▸ MATERIAL FOR THIS EXERCISE
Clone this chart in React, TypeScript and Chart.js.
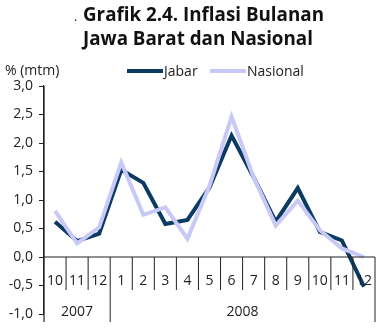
...
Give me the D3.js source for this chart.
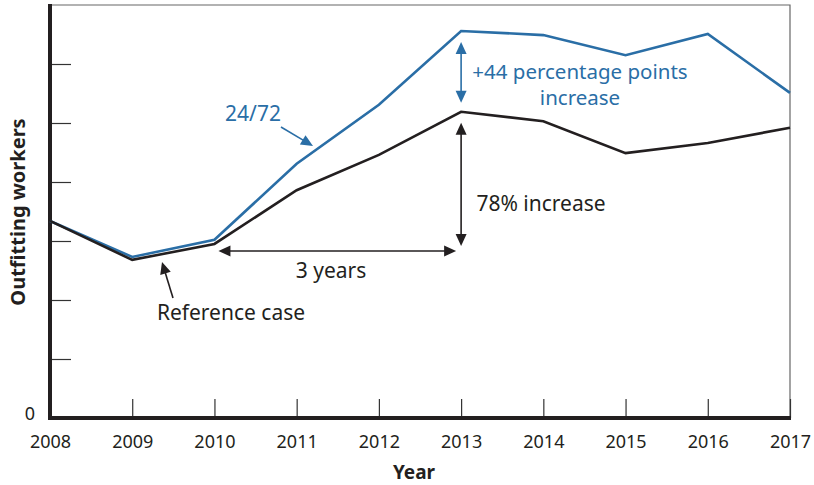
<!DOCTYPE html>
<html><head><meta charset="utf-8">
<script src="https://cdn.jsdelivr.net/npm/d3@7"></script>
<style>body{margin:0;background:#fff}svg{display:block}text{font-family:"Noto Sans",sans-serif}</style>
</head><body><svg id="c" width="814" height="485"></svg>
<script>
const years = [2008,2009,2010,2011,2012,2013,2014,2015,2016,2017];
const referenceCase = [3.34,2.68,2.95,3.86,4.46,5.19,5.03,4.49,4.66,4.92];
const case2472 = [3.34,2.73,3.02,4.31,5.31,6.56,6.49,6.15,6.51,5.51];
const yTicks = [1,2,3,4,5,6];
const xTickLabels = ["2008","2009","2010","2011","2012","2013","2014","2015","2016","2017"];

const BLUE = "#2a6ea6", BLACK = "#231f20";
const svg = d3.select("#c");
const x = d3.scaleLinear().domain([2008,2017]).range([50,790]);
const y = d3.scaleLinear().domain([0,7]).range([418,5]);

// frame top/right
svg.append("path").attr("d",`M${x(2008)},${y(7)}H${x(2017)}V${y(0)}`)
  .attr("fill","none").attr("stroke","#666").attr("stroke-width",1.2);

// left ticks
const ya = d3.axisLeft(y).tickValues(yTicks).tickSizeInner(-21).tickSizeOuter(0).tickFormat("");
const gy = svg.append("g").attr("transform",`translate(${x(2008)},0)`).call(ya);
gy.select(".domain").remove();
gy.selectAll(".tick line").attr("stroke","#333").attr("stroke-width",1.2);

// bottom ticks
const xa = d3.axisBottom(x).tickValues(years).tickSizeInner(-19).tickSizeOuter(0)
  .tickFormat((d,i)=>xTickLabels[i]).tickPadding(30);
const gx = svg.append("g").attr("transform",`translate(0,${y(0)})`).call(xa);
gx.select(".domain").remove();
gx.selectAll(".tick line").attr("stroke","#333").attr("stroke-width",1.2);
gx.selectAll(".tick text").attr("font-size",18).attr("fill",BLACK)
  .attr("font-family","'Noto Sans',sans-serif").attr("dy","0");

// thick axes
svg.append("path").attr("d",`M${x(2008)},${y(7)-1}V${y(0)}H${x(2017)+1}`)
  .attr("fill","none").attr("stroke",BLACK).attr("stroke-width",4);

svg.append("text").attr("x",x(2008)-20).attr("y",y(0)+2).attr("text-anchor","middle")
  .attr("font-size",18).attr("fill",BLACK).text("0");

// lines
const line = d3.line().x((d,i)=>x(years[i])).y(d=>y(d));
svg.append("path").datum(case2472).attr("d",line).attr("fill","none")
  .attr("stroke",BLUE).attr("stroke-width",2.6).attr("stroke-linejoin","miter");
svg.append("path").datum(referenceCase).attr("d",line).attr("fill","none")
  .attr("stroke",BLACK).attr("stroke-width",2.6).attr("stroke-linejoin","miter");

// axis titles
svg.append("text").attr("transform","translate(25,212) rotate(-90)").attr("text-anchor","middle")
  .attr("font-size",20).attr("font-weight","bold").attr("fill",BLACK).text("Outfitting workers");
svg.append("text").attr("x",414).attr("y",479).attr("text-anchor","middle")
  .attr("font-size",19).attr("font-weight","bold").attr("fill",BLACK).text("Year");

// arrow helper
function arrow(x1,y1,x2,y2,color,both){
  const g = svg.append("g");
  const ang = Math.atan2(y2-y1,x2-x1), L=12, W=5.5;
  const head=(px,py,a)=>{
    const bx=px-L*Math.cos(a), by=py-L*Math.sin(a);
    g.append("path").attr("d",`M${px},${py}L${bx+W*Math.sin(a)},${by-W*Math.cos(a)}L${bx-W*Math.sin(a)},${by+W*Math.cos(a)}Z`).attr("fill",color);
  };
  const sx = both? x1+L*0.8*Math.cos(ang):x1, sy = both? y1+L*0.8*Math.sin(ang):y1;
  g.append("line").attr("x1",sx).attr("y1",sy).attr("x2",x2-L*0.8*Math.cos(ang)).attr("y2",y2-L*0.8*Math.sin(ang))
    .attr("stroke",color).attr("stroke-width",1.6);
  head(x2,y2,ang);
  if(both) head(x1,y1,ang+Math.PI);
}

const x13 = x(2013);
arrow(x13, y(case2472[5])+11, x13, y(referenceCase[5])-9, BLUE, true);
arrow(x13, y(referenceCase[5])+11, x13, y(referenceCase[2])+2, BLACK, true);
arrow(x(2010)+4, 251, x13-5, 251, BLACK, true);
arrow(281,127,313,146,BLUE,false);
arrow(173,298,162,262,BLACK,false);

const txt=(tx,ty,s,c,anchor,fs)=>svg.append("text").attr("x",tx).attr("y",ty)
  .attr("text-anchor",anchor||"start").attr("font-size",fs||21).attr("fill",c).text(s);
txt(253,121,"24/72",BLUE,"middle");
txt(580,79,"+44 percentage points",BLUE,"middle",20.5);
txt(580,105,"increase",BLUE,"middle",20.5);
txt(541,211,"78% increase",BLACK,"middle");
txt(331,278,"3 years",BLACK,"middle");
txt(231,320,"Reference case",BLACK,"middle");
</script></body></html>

▸ REQUIREMENTS
Wherever a line in the data above holds "chart", copy that line.

▸ FINAL RESULT
Clone this chart in React, TypeScript and Chart.js.
Give me the D3.js source for this chart.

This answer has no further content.